The “overturning circulation” of the oceans, driven by the movement of denser water towards the sea floor, helps deliver heat, carbon, oxygen and vital nutrients around the globe.
But deep ocean water flows from the Antarctic could decline by 40% by 2050, according to a study published on Wednesday in the journal Nature.
As temperatures rise, freshwater from Antarctica’s melting ice enters the ocean, reducing the salinity and density of the surface water and diminishing that downward flow to the sea’s bottom.
While past research has looked at what could happen to similar overturning circulation in the North Atlantic – the mechanism behind the doomsday scenario that would see Europe suffer from an Arctic blast as heat transport falters – less has been done on Antarctic bottom water circulation.
Scientists relied on around 35 million computing hours over two years to crank through a variety of models and simulations up to the middle of this century, finding deepwater circulation in the Antarctic could weaken at twice the rate of decline in the North Atlantic.

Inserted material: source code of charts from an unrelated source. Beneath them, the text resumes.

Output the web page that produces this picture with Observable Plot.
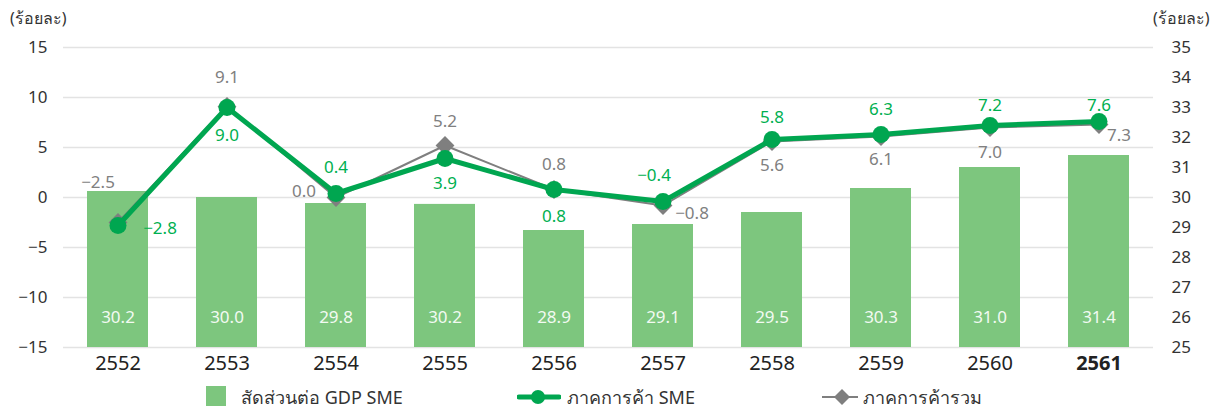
<!DOCTYPE html>
<html>
<head>
<meta charset="utf-8">
<script src="https://cdn.jsdelivr.net/npm/d3@7"></script>
<script src="https://cdn.jsdelivr.net/npm/@observablehq/plot@0.6"></script>
<style>
  body { margin: 0; background: #fff; font-family: "Noto Sans", sans-serif; }
  #wrap { position: relative; width: 1216px; height: 410px; }
  .unit { position: absolute; top: 6px; font-size: 16px; color: #333; }
  .leg { position: absolute; font-size: 18px; color: #333; line-height: 20px; white-space: nowrap; }
</style>
</head>
<body>
<div id="wrap"></div>
<script>
// ---- data ----
const years = ["2552","2553","2554","2555","2556","2557","2558","2559","2560","2561"];
const gdpShare = [30.2, 30.0, 29.8, 29.77, 28.9, 29.1, 29.5, 30.3, 31.0, 31.4];   // bar heights as drawn (right axis)
const gdpShareLabel = ["30.2", "30.0", "29.8", "30.2", "28.9", "29.1", "29.5", "30.3", "31.0", "31.4"]; // printed values
const smeTrade = [-2.8, 9.0, 0.4, 3.9, 0.8, -0.4, 5.8, 6.3, 7.2, 7.6];          // left axis
const totalTrade = [-2.5, 9.1, 0.0, 5.2, 0.8, -0.8, 5.6, 6.1, 7.0, 7.3];        // left axis
const leftTicks = [-15, -10, -5, 0, 5, 10, 15];
const rightTicks = [25, 26, 27, 28, 29, 30, 31, 32, 33, 34, 35];
const unitLabel = "(ร้อยละ)";
const legendLabels = ["สัดส่วนต่อ GDP SME", "ภาคการค้า SME", "ภาคการค้ารวม"];

// label placement offsets (styling)
const smeDx = [42, 0, 0, 0, 0, -9, 0, 0, 0, 0];
const smeDy = [3, 28, -26, 25, 27, -26, -22, -25, -20, -16];
const totDx = [-20, 0, -32, 0, 0, 29, 0, 0, 0, 20];
const totDy = [-40, -29, -6, -24, -25, 8, 24, 23, 25, 11];

// map right axis (25..35) onto left axis (-15..15)
const toLeft = v => (v - 30) * 3;

const rows = years.map((y, i) => ({year: y, share: gdpShare[i], shareLabel: gdpShareLabel[i], sme: smeTrade[i], total: totalTrade[i], i}));

const GREEN = "#00A650", BAR = "#7DC67E", GRAY = "#7F7F7F";

const labelMarks = [];
rows.forEach((d, i) => {
  labelMarks.push(Plot.text([d], {x: "year", y: "total", text: r => r.total.toFixed(1).replace("-", "−"),
    dx: totDx[i], dy: totDy[i], fill: "#808080", fontSize: 17}));
});
rows.forEach((d, i) => {
  labelMarks.push(Plot.text([d], {x: "year", y: "sme", text: r => r.sme.toFixed(1).replace("-", "−"),
    dx: smeDx[i], dy: smeDy[i], fill: "#00B050", fontSize: 17}));
});

const chart = Plot.plot({
  width: 1216,
  height: 378,
  marginTop: 47,
  marginBottom: 31,
  marginLeft: 63,
  marginRight: 63,
  style: {fontFamily: "'Noto Sans', sans-serif", background: "#fff", color: "#333"},
  x: {type: "band", domain: years, paddingInner: 0.44, paddingOuter: 0.22, axis: null},
  y: {domain: [-15, 15], axis: null},
  marks: [
    Plot.gridY(leftTicks, {stroke: "#e3e3e3", strokeOpacity: 1, strokeWidth: 1.5}),
    Plot.barY(rows, {x: "year", y1: -15, y2: d => toLeft(d.share), fill: BAR}),
    Plot.text(rows, {x: "year", y: () => toLeft(26), text: "shareLabel", fill: "#F2FAF2", fontSize: 17}),
    Plot.axisY({anchor: "left", ticks: leftTicks, tickSize: 0, tickPadding: 16, fontSize: 17, label: null,
      tickFormat: d => String(d).replace("-", "−")}),
    Plot.axisY({anchor: "right", ticks: rightTicks.map(toLeft), tickSize: 0, tickPadding: 18, fontSize: 17, label: null,
      tickFormat: d => String(Math.round(d / 3 + 30))}),
    Plot.text(years.filter(y => y !== "2561"), {x: d => d, frameAnchor: "bottom", dy: 22, fontSize: 20, fill: "#222"}),
    Plot.text(years.filter(y => y === "2561"), {x: d => d, frameAnchor: "bottom", dy: 22, fontSize: 20, fill: "#222", fontWeight: "bold"}),
    Plot.line(rows, {x: "year", y: "total", stroke: GRAY, strokeWidth: 2}),
    Plot.dot(rows, {x: "year", y: "total", symbol: "diamond2", r: 8.5, fill: GRAY, stroke: "none"}),
    Plot.line(rows, {x: "year", y: "sme", stroke: GREEN, strokeWidth: 5}),
    Plot.dot(rows, {x: "year", y: "sme", r: 8.5, fill: GREEN, stroke: "none"}),
    ...labelMarks
  ]
});

const wrap = document.getElementById("wrap");
wrap.appendChild(chart);

// unit labels
const u1 = document.createElement("div"); u1.className = "unit"; u1.style.left = "10px"; u1.textContent = unitLabel;
const u2 = document.createElement("div"); u2.className = "unit"; u2.style.left = "1153px"; u2.textContent = unitLabel;
wrap.appendChild(u1); wrap.appendChild(u2);

// legend
const NS = "http://www.w3.org/2000/svg";
function legendSwatch(left, kind) {
  const s = document.createElementNS(NS, "svg");
  s.setAttribute("width", 44); s.setAttribute("height", 24);
  s.style.position = "absolute"; s.style.left = left + "px"; s.style.top = "385px";
  if (kind === "bar") {
    const r = document.createElementNS(NS, "rect");
    r.setAttribute("x", 0); r.setAttribute("y", 1); r.setAttribute("width", 20); r.setAttribute("height", 20);
    r.setAttribute("fill", BAR); s.appendChild(r);
  } else if (kind === "sme") {
    const l = document.createElementNS(NS, "line");
    l.setAttribute("x1", 2); l.setAttribute("x2", 42); l.setAttribute("y1", 12); l.setAttribute("y2", 12);
    l.setAttribute("stroke", GREEN); l.setAttribute("stroke-width", 5); l.setAttribute("stroke-linecap", "round");
    s.appendChild(l);
    const c = document.createElementNS(NS, "circle");
    c.setAttribute("cx", 21); c.setAttribute("cy", 12); c.setAttribute("r", 7); c.setAttribute("fill", GREEN);
    s.appendChild(c);
  } else {
    const l = document.createElementNS(NS, "line");
    l.setAttribute("x1", 1); l.setAttribute("x2", 37); l.setAttribute("y1", 12); l.setAttribute("y2", 12);
    l.setAttribute("stroke", GRAY); l.setAttribute("stroke-width", 2);
    s.appendChild(l);
    const p = document.createElementNS(NS, "path");
    p.setAttribute("d", "M21,4 L29,12 L21,20 L13,12 Z"); p.setAttribute("fill", GRAY);
    s.appendChild(p);
  }
  wrap.appendChild(s);
}
function legendText(left, txt) {
  const t = document.createElement("div"); t.className = "leg";
  t.style.left = left + "px"; t.style.top = "387px"; t.textContent = txt;
  wrap.appendChild(t);
}
legendSwatch(206, "bar"); legendText(241, legendLabels[0]);
legendSwatch(517, "sme"); legendText(567, legendLabels[1]);
legendSwatch(821, "tot"); legendText(863, legendLabels[2]);
</script>
</body>
</html>
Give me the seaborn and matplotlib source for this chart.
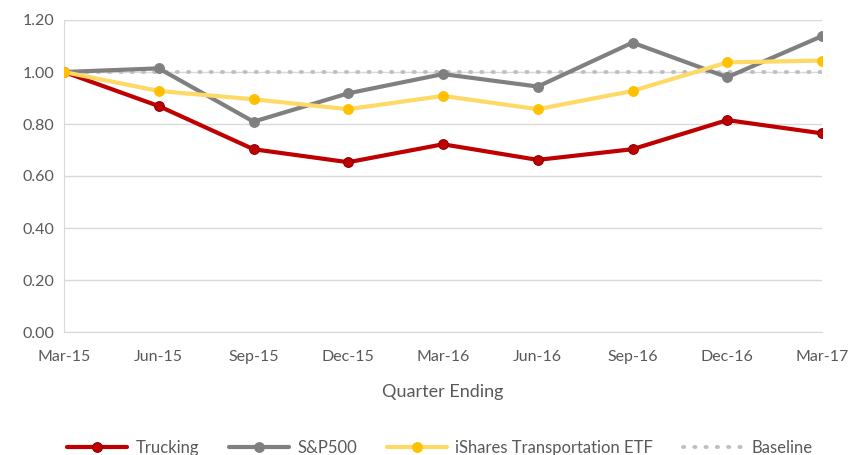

The effect of meltwater on global ocean circulation has not yet been included in the complex models used by the IPCC to describe future climate change scenarios, but it is going to be considerable, England said.
Ocean overturning allows nutrients to rise up from the bottom, with the Southern Ocean supporting about three-quarters of global phytoplankton production, the base of the food chain, said a second study co-author, Steve Rintoul.
The study’s findings also suggest the ocean would not be able to absorb as much carbon dioxide as its upper layers become more stratified, leaving more CO2 in the atmosphere.
The study showed that warm water intrusions in the western Antarctican ice shelf would increase, but it did not look at how this might create a feedback effect and generate even more melting.